I think I’m gunna take a few days off to help me re-focus on the next subject. I found out also through this school that I’m quite good at Math–which all other schools put me in developmental (I’d miss the math assessment by like ONE question!).
You’re GUNNA feel so good when you finish!
What is your plan after you get your degree & what % are you done with?
April 14, 2019 at 6:30 pm #113963
I’m super curious about the MYDAYIS—cost & if it really works like they say. If you’re in the states, lemme know what you find out. Go online & type ShireCares program bc there’s paperwork the dr fills out & I think has to send in.
April 14, 2019 at 6:44 pm #113966
Thanks, I’ll definitely look up the paperwork. I am in the States.
I don’t have any definite plans, except to go to grad school. Like I said, I’m already in a career; I just wanna finish what I started.
April 14, 2019 at 7:01 pm #113967
That’s awesome. I’m currently a haircolorist & although I make sometime $130/hr….the toll it’s taking on my body.
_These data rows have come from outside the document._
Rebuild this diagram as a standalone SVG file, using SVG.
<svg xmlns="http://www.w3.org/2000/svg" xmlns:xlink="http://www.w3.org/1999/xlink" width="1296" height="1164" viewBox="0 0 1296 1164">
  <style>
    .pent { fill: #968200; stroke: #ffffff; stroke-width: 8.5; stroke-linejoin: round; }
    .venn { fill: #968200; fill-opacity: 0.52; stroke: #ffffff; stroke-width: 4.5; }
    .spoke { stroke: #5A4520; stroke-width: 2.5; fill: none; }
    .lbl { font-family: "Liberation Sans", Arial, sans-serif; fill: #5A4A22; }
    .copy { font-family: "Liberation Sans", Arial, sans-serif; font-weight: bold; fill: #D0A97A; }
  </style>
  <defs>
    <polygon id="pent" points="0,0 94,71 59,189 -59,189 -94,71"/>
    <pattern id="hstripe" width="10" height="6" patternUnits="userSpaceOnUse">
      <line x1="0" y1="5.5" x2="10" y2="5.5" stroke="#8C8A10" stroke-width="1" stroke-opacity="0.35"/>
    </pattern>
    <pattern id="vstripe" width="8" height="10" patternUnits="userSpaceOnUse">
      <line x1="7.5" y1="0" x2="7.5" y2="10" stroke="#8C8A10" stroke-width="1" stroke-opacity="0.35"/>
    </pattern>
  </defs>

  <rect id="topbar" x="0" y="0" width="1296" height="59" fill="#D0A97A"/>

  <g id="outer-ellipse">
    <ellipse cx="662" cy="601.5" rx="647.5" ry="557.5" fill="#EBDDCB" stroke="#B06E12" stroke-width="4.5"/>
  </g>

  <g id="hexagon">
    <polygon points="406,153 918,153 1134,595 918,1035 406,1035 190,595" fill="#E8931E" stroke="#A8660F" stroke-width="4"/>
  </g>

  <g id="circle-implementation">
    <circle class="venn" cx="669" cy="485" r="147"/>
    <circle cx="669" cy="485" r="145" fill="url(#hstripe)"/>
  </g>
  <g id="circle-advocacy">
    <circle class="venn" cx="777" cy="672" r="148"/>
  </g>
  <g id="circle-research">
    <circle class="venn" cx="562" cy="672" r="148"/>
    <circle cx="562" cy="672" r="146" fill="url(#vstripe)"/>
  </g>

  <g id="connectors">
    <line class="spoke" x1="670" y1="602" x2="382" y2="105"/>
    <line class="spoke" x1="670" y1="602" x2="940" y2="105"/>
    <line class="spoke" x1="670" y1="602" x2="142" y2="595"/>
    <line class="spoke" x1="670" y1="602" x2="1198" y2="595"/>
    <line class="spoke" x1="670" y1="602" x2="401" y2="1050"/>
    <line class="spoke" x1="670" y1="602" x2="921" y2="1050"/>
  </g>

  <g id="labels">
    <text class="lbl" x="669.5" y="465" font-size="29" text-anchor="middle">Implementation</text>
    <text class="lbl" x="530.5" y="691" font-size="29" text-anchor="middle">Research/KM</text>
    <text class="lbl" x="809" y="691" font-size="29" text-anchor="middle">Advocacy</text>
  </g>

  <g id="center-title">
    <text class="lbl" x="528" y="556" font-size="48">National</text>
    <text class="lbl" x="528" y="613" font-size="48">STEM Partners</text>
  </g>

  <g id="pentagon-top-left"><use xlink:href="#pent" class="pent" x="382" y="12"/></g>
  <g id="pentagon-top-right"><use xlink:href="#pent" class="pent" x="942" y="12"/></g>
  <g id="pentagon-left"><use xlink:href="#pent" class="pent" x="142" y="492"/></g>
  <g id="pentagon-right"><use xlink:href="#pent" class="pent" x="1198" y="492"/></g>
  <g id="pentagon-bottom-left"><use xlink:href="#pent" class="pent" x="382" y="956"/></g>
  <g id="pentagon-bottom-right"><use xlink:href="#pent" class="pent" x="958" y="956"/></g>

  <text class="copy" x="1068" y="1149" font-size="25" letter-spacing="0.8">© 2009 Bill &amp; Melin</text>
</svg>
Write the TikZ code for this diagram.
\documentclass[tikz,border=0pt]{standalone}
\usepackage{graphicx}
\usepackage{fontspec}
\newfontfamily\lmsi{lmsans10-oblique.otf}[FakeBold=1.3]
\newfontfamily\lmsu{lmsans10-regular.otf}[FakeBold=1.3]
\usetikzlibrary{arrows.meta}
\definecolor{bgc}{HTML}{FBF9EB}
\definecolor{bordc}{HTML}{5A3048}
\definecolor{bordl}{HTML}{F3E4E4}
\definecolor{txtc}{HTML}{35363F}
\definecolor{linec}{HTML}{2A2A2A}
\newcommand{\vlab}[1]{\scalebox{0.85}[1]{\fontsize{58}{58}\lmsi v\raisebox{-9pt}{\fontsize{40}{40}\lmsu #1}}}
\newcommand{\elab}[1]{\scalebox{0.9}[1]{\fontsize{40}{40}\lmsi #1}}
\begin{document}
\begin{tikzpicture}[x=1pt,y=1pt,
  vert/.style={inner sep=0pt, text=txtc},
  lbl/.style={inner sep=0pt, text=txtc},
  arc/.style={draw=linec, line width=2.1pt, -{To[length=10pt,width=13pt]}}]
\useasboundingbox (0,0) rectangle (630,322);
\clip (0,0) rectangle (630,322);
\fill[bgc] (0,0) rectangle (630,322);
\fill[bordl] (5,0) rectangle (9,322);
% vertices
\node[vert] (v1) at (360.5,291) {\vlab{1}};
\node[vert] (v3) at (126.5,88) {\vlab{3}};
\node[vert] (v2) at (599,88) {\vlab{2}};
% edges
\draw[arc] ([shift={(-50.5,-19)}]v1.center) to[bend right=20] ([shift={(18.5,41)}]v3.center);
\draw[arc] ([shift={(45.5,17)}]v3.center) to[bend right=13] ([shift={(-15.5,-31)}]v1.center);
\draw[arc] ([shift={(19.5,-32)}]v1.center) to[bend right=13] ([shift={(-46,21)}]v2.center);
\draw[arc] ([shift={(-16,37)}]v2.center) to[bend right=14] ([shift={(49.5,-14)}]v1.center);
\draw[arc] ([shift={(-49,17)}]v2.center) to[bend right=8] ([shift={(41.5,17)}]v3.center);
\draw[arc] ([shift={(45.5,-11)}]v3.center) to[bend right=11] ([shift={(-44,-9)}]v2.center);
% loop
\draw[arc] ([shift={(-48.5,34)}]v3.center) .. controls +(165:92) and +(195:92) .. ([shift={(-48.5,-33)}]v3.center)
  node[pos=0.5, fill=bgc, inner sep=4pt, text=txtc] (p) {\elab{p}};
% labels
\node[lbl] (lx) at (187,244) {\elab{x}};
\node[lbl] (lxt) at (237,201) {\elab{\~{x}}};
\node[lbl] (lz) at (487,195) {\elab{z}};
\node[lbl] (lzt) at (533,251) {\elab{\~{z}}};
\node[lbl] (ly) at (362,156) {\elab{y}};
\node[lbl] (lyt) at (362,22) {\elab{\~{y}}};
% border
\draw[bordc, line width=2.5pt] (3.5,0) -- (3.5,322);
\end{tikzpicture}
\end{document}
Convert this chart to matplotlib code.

So, as soon as I finish my BS in HR, I plan to start looking to get back into corp & finish my MBA while working.
April 20, 2019 at 12:27 am #114467
I was tormented by doses that were just to low. I’m 53. Conservative and take it easy equals massive anxiety as I feel my life slip away. I finally got a doctor that explained and increased my dose. I hated it. But it worked. Regular old Ritalin extended release works best for me. Concerts with 5 mg methylphenidate in the morning or I would never get out of the circles. I don’t do anything until I know it’s kicked in because it’s so painful to know I just stumbled around and get frustrated. I’ve seen other people struggling with low doses as well. My body hurt, my self esteem suffered. I was stuck. The right dose makes depression and physical pain go away. I’m still swallowing hard as a person that didn’t want any chemicals in my body. But it works.
April 20, 2019 at 12:34 am #114468
Thanks for that. Since I’m so new at all this, I have no idea what’s considered a low dose. I’m now taking 20mg methylphenidate, and I still don’t notice any difference. I was also strictly against chemicals, but nothing else seemed to work, and I had work to do.